As a mom who’s been there, I know the high school years can feel like a sprint.
Between your child’s packed schedule plus the daily demands of your family’s life, it can feel like there aren’t enough hours in the day or enough dollars to cover today’s expenses, let alone tomorrow’s.
With a child already in high school, you may be thinking: Is it too late to make a difference by starting or continuing to save now? The simple answer is — it is not too late. Even in these last few years before high school graduation, every dollar you set aside now can make a real impact — in reducing debt, in easing stress, and in providing your child with more options when the time for college or other forms of career training rolls around.
Here are six reasons why it makes sense to start or continue contributing to a 529 plan account — even though it may feel late in the game:
- The Value of a Dedicated Account: Given how expensive the high school years can be, it’s easy to get sidetracked and to divert available funds to other purposes. Unlike a general-purpose banking or investing account, a 529 plan account provides a dedicated place for your education dollars. Starting or continuing to make 529 plan contributions in these high school years keeps those funds separate and protected for their intended purpose, helping to avoid your education dollars being absorbed by other costs.
- Peace of Mind: These years are not only busy but can also be quite emotional. Having a savings plan — and sticking with it — can help bring you a sense of calm. Even making modest contributions on a consistent basis can serve as a valuable reminder to you that you’re actively preparing for what comes next. This can help put your mind at ease and help you to feel a bit more confident about the future.
- Others Can Help: Having a 529 plan account opened and active enables others to lend a hand by making their own contributions to the account as well. Keep in mind that there will be at least several more birthdays and several more holidays, and other gift-giving occasions during your child’s high school years. Friends and extended family may welcome the opportunity to contribute to your child’s 529 account if you invite them to do so. And don’t forget that some employers are offering to make one-time or ongoing contributions to employees’ 529 accounts. It’s definitely worth asking if your or your partner’s employer would be willing to do so.
- The Message You’ll Send: The value of the 59 account is not simply in the funds accumulated. The behavior you are modeling is important as well. When your child sees the effort you (and perhaps others) are making, it teaches them about the importance of setting priorities and taking consistent steps to reach goals of all sizes. The habits you model today can shape how they handle their own objectives and finances for years to come. This can be as valuable as the accumulated funds themselves.
- Preparation for the Unexpected: Let’s face it. Life can be unpredictable. Anyone can encounter unexpected circumstances during any phase of life.
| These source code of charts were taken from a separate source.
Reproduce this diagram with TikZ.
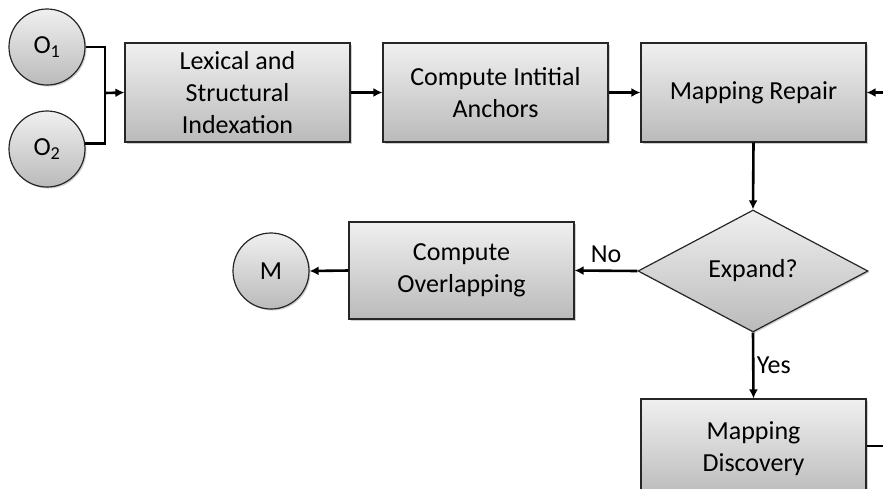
\documentclass[tikz,border=0pt]{standalone}
\usepackage{fontspec}
\setmainfont{Carlito}
\usetikzlibrary{shapes.geometric,arrows.meta,shadows}
\begin{document}
\begin{tikzpicture}[x=1pt,y=-1pt,
  shade/.style={top color=black!6, bottom color=black!27, draw=black!85, line width=1.2pt,
    drop shadow={shadow xshift=1.5pt, shadow yshift=-1.5pt, opacity=0.3, fill=black!60}},
  box/.style={shade, rectangle, minimum width=225pt, minimum height=99pt, inner sep=0pt,
    align=center, font=\fontsize{26}{32}\selectfont},
  onode/.style={shade, circle, minimum size=76pt, inner sep=0pt, font=\fontsize{26}{32}\selectfont},
  decision/.style={shade, diamond, minimum width=230pt, minimum height=122pt, inner sep=0pt,
    font=\fontsize{26}{32}\selectfont},
  conn/.style={line width=2.6pt, black},
  arr/.style={conn, -{Latex[length=9pt,width=9pt]}},
  lbl/.style={font=\fontsize{26}{32}\selectfont}]
\useasboundingbox (0,0) rectangle (883,488);
\fill[white] (0,0) rectangle (883,488);
\clip (0,0) rectangle (883,488);

\node[onode] (o1) at (47,47) {O\textsubscript{1}};
\node[onode] (o2) at (47,149) {O\textsubscript{2}};
\node[box] (b1) at (237.5,92.5) {Lexical and\\Structural\\Indexation};
\node[box] (b2) at (495.5,92.5) {Compute Intitial\\Anchors};
\node[box] (b3) at (753.5,92.5) {Mapping Repair};
\node[decision] (dia) at (753,271) {Expand?};
\node[box, minimum height=97pt] (b5) at (461.5,270.5) {Compute\\Overlapping};
\node[onode] (m) at (271,271) {M};
\node[box] (b4) at (753.5,448.5) {Mapping\\Discovery};

\coordinate (j) at (105,93);
\coordinate (r3) at (883,92.5);
\coordinate (r4) at (883,446);

\draw[conn] (o1.east) -| (j);
\draw[conn] (o2.8) -| (j);
\draw[arr] (j) -- (b1.west);
\draw[arr] (b1.east) -- (b2.west);
\draw[arr] (b2.east) -- (b3.west);
\draw[arr] (r3) -- (b3.east);
\draw[arr] (b3.south) -- (dia.north);
\draw[arr] (dia.west) -- node[lbl, above=3pt] {No} (b5.east);
\draw[arr] (b5.west) -- (m.east);
\draw[arr] (dia.south) -- node[lbl, right=-1pt] {Yes} (b4.north);
\draw[conn] (b4.east |- r4) -- (r4);
\end{tikzpicture}
\end{document}
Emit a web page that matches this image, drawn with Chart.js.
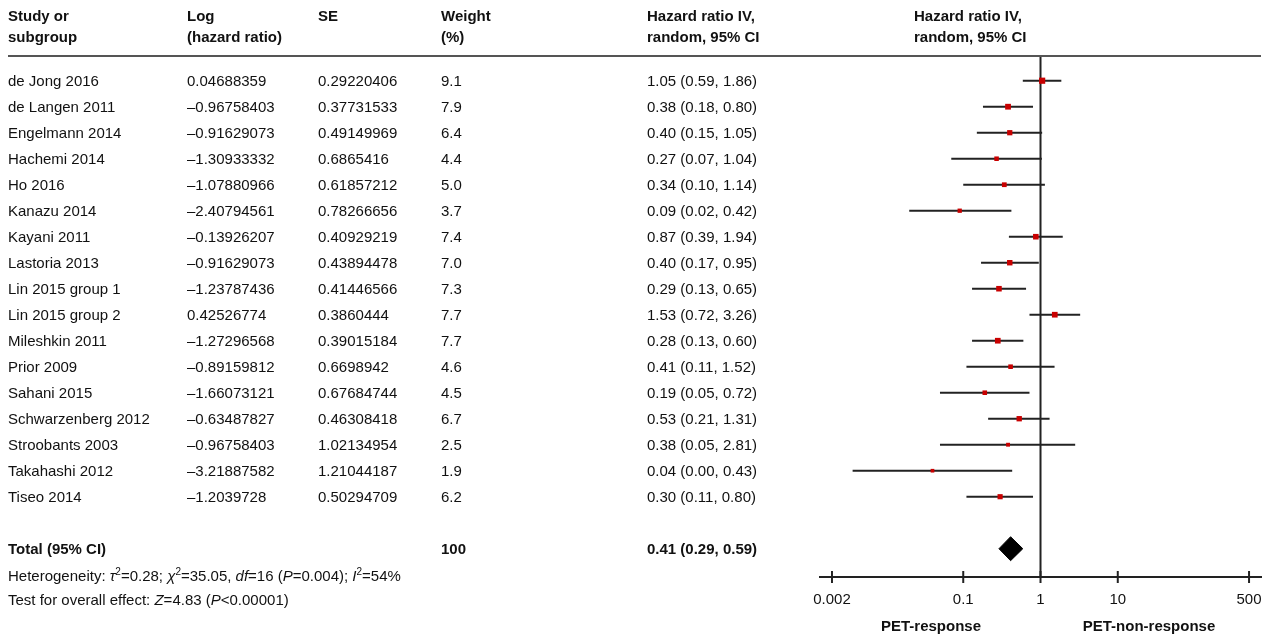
<!DOCTYPE html>
<html>
<head>
<meta charset="utf-8">
<title>Forest plot - PET response</title>
<script src="https://cdn.jsdelivr.net/npm/chart.js@4.4.1/dist/chart.umd.min.js"></script>
<style>
  html, body { margin: 0; padding: 0; background: #fff; }
  #wrap { width: 1270px; height: 639px; }
</style>
</head>
<body>
<div id="wrap"><canvas id="forest" width="1270" height="639"></canvas></div>
<script>
// Forest plot drawn with chart.js, table columns drawn by a small plugin

const studies = ['de Jong 2016', 'de Langen 2011', 'Engelmann 2014', 'Hachemi 2014', 'Ho 2016',
  'Kanazu 2014', 'Kayani 2011', 'Lastoria 2013', 'Lin 2015 group 1', 'Lin 2015 group 2',
  'Mileshkin 2011', 'Prior 2009', 'Sahani 2015', 'Schwarzenberg 2012', 'Stroobants 2003',
  'Takahashi 2012', 'Tiseo 2014']
const logHR = ['0.04688359', '–0.96758403', '–0.91629073', '–1.30933332', '–1.07880966',
  '–2.40794561', '–0.13926207', '–0.91629073', '–1.23787436', '0.42526774', '–1.27296568',
  '–0.89159812', '–1.66073121', '–0.63487827', '–0.96758403', '–3.21887582', '–1.2039728']
const se = ['0.29220406', '0.37731533', '0.49149969', '0.6865416', '0.61857212', '0.78266656',
  '0.40929219', '0.43894478', '0.41446566', '0.3860444', '0.39015184', '0.6698942',
  '0.67684744', '0.46308418', '1.02134954', '1.21044187', '0.50294709']
const weight = [9.1, 7.9, 6.4, 4.4, 5.0, 3.7, 7.4, 7.0, 7.3, 7.7, 7.7, 4.6, 4.5, 6.7, 2.5, 1.9, 6.2]
const hr     = [1.05, 0.38, 0.40, 0.27, 0.34, 0.09, 0.87, 0.40, 0.29, 1.53, 0.28, 0.41, 0.19, 0.53, 0.38, 0.04, 0.30]
const ciLow  = [0.59, 0.18, 0.15, 0.07, 0.10, 0.02, 0.39, 0.17, 0.13, 0.72, 0.13, 0.11, 0.05, 0.21, 0.05, 0.0037, 0.11]
const ciHigh = [1.86, 0.80, 1.05, 1.04, 1.14, 0.42, 1.94, 0.95, 0.65, 3.26, 0.60, 1.52, 0.72, 1.31, 2.81, 0.43, 0.80]

const totalHR = 0.41
const totalLow = 0.29
const totalHigh = 0.59
const totalWeight = 100

const tickVals = [0.002, 0.1, 1, 10, 500]

const totalRow = 18          // one blank row after the last study
const yMin = -0.912
const yMax = 19.088

const FONT = '"Liberation Sans", Arial, Helvetica, sans-serif'
const INK = '#111'

const colX = [8, 187, 318, 441, 647]   // left edges of table columns

function fmt2(v) { return v.toFixed(2) }
function ciText(h, lo, hi) { return fmt2(h) + ' (' + fmt2(lo) + ', ' + fmt2(hi) + ')' }

// draw text pieces with italic / superscript parts
function drawRuns(ctx, x, y, runs) {
    runs.forEach(r => {
        const size = r.sup ? 10 : 15
        ctx.font = (r.it ? 'italic ' : '') + size + 'px ' + FONT
        ctx.fillText(r.t, x, r.sup ? y - 6 : y)
        x += ctx.measureText(r.t).width
    })
}

const tablePlugin = {
    id: 'forestTable',
    afterDraw(chart) {
        const ctx = chart.ctx
        const y = chart.scales.y
        ctx.save()
        ctx.fillStyle = INK
        ctx.textAlign = 'left'

        // header
        ctx.textBaseline = 'alphabetic'
        ctx.font = 'bold 15px ' + FONT
        const head1 = ['Study or', 'Log', 'SE', 'Weight', 'Hazard ratio IV,']
        const head2 = ['subgroup', '(hazard ratio)', '', '(%)', 'random, 95% CI']
        head1.forEach((t, i) => ctx.fillText(t, colX[i], 21))
        head2.forEach((t, i) => ctx.fillText(t, colX[i], 42))
        ctx.fillText('Hazard ratio IV,', 914, 21)
        ctx.fillText('random, 95% CI', 914, 42)

        ctx.strokeStyle = '#555'
        ctx.lineWidth = 2
        ctx.beginPath()
        ctx.moveTo(8, 56)
        ctx.lineTo(1261, 56)
        ctx.stroke()

        // study rows
        ctx.textBaseline = 'middle'
        ctx.font = '15px ' + FONT
        studies.forEach((s, i) => {
            const py = y.getPixelForValue(i) + 1.5
            ctx.fillText(s, colX[0], py)
            ctx.fillText(logHR[i], colX[1], py)
            ctx.fillText(se[i], colX[2], py)
            ctx.fillText(weight[i].toFixed(1), colX[3], py)
            ctx.fillText(ciText(hr[i], ciLow[i], ciHigh[i]), colX[4], py)
        })

        // total row
        const ty = y.getPixelForValue(totalRow) + 1.5
        ctx.font = 'bold 15px ' + FONT
        ctx.fillText('Total (95% CI)', colX[0], ty)
        ctx.fillText(String(totalWeight), colX[3], ty)
        ctx.fillText(ciText(totalHR, totalLow, totalHigh), colX[4], ty)

        ctx.textBaseline = 'alphabetic'
        drawRuns(ctx, colX[0], 581, [
            { t: 'Heterogeneity: ' }, { t: 'τ', it: 1 }, { t: '2', sup: 1 }, { t: '=0.28; ' },
            { t: 'χ', it: 1 }, { t: '2', sup: 1 }, { t: '=35.05, ' }, { t: 'df', it: 1 },
            { t: '=16 (' }, { t: 'P', it: 1 }, { t: '=0.004); ' }, { t: 'I', it: 1 },
            { t: '2', sup: 1 }, { t: '=54%' }
        ])
        drawRuns(ctx, colX[0], 605, [
            { t: 'Test for overall effect: ' }, { t: 'Z', it: 1 }, { t: '=4.83 (' },
            { t: 'P', it: 1 }, { t: '<0.00001)' }
        ])

        // favours labels under the axis
        ctx.textAlign = 'center'
        ctx.textBaseline = 'middle'
        ctx.font = 'bold 15px ' + FONT
        ctx.fillText('PET-response', 931, 627)
        ctx.fillText('PET-non-response', 1149, 627)
        ctx.restore()
    }
}

function createChart() {
    const ctx = document.getElementById('forest')

    const squares = {
        label: 'Hazard ratio',
        data: hr.map((v, i) => ({ x: v, y: i })),
        pointStyle: 'rect',
        pointRadius: weight.map(w => (3 + w * 0.35) / Math.SQRT2),
        backgroundColor: '#c80000',
        borderWidth: 0,
        order: 0
    }

    // pooled estimate diamond: upper edge filled down to the lower edge
    const diamondTop = {
        type: 'line',
        data: [{ x: totalLow, y: totalRow }, { x: totalHR, y: totalRow - 0.46 }, { x: totalHigh, y: totalRow }],
        borderColor: '#000',
        borderWidth: 1,
        backgroundColor: '#000',
        fill: '+1',
        pointRadius: 0,
        order: 1
    }
    const diamondBottom = {
        type: 'line',
        data: [{ x: totalLow, y: totalRow }, { x: totalHR, y: totalRow + 0.46 }, { x: totalHigh, y: totalRow }],
        borderColor: '#000',
        borderWidth: 1,
        fill: false,
        pointRadius: 0,
        order: 1
    }

    const ciLines = studies.map((s, i) => ({
        type: 'line',
        label: s,
        data: [{ x: ciLow[i], y: i }, { x: ciHigh[i], y: i }],
        borderColor: '#222',
        borderWidth: 2,
        pointRadius: 0,
        order: 2
    }))

    const refLine = {
        type: 'line',
        data: [{ x: 1, y: yMin }, { x: 1, y: yMax }],
        borderColor: '#222',
        borderWidth: 2,
        pointRadius: 0,
        order: 3
    }

    // tick marks crossing the axis line
    const axisTicks = {
        data: tickVals.map(v => ({ x: v, y: yMax })),
        pointStyle: 'line',
        rotation: 90,
        pointRadius: 6,
        borderColor: '#222',
        borderWidth: 2,
        clip: false,
        order: 4
    }

    new Chart(ctx, {
        type: 'scatter',
        data: { datasets: [squares, diamondTop, diamondBottom, ...ciLines, refLine, axisTicks] },
        options: {
            responsive: false,
            animation: false,
            events: [],
            layout: { padding: { left: 820, right: 9, top: 57, bottom: 0 } },
            scales: {
                x: {
                    type: 'logarithmic',
                    min: 0.0014,
                    max: 714,
                    afterBuildTicks: s => { s.ticks = tickVals.map(v => ({ value: v })) },
                    afterFit: s => {
                        s.height = 62
                        s.paddingLeft = 0     // keep the plot width fixed
                        s.paddingRight = 0
                    },
                    grid: { drawOnChartArea: false, drawTicks: false },
                    border: { color: '#222', width: 2 },
                    ticks: {
                        autoSkip: false,
                        maxRotation: 0,
                        padding: 14,
                        color: INK,
                        font: { family: FONT, size: 15 },
                        callback: v => String(v)
                    }
                },
                y: {
                    type: 'linear',
                    reverse: true,
                    min: yMin,
                    max: yMax,
                    display: false
                }
            },
            plugins: {
                legend: { display: false },
                tooltip: { enabled: false }
            }
        },
        plugins: [tablePlugin]
    })
}

createChart()
</script>
</body>
</html>
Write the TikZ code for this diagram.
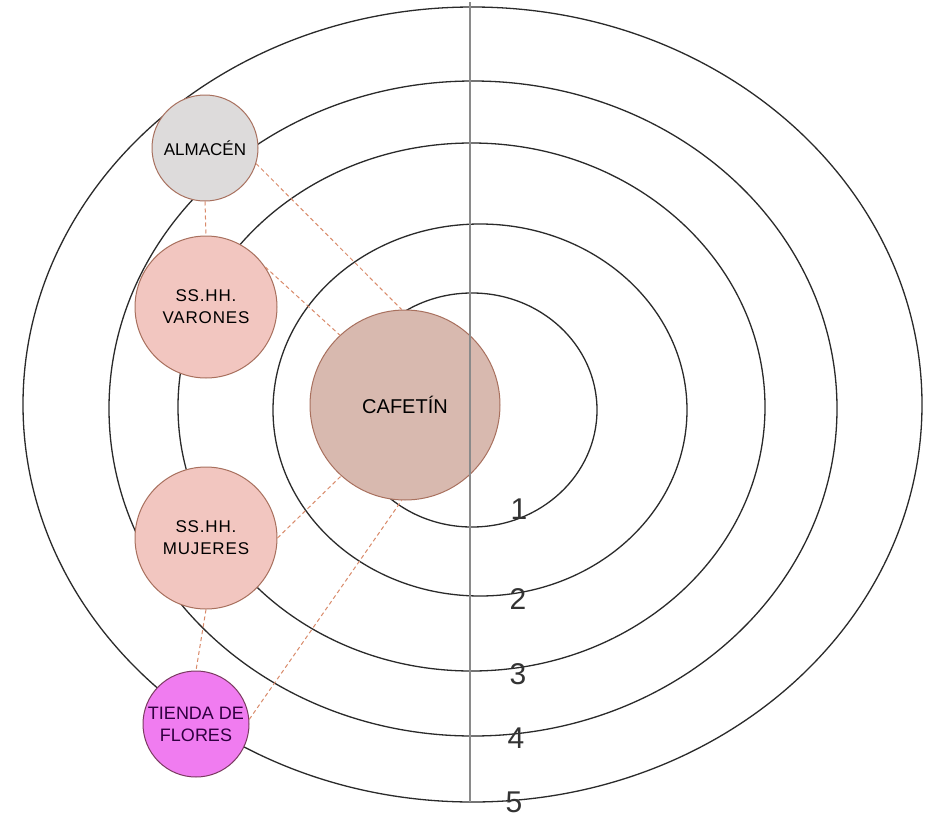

Saving in a dedicated 529 account can help you to be better positioned to weather whatever comes your way, without derailing your child’s education plans. Whether you encounter issues involving aging loved ones, unanticipated job loss, a change in relationship status, illness, or some other form of setback, your child will have the funds you’ve previously saved to rely upon. And conversely, when that unexpected raise, inheritance, or tax refund comes your way, you’ll have a destination set up to receive those funds.
- Celebration versus Dread: Before you know it, your child will soon be opening acceptance letters or emails. Instead of dreading this moment in time, imagine your relief in knowing you’ve done all you could to be as financially prepared as possible—even at the 11th hour. Having funds available will allow you to celebrate with your child and more confidently evaluate various school options together.
Conclusion:
You won’t regret saving what you can between now and college drop-off day. Every dollar you can contribute to your child’s 529 plan account is a dollar they won’t need to borrow and repay with interest. Even a short runway of consistent saving can add up to a portion of costs covered, loans reduced, and stress minimized. And this can provide freedom for both of you in the long run.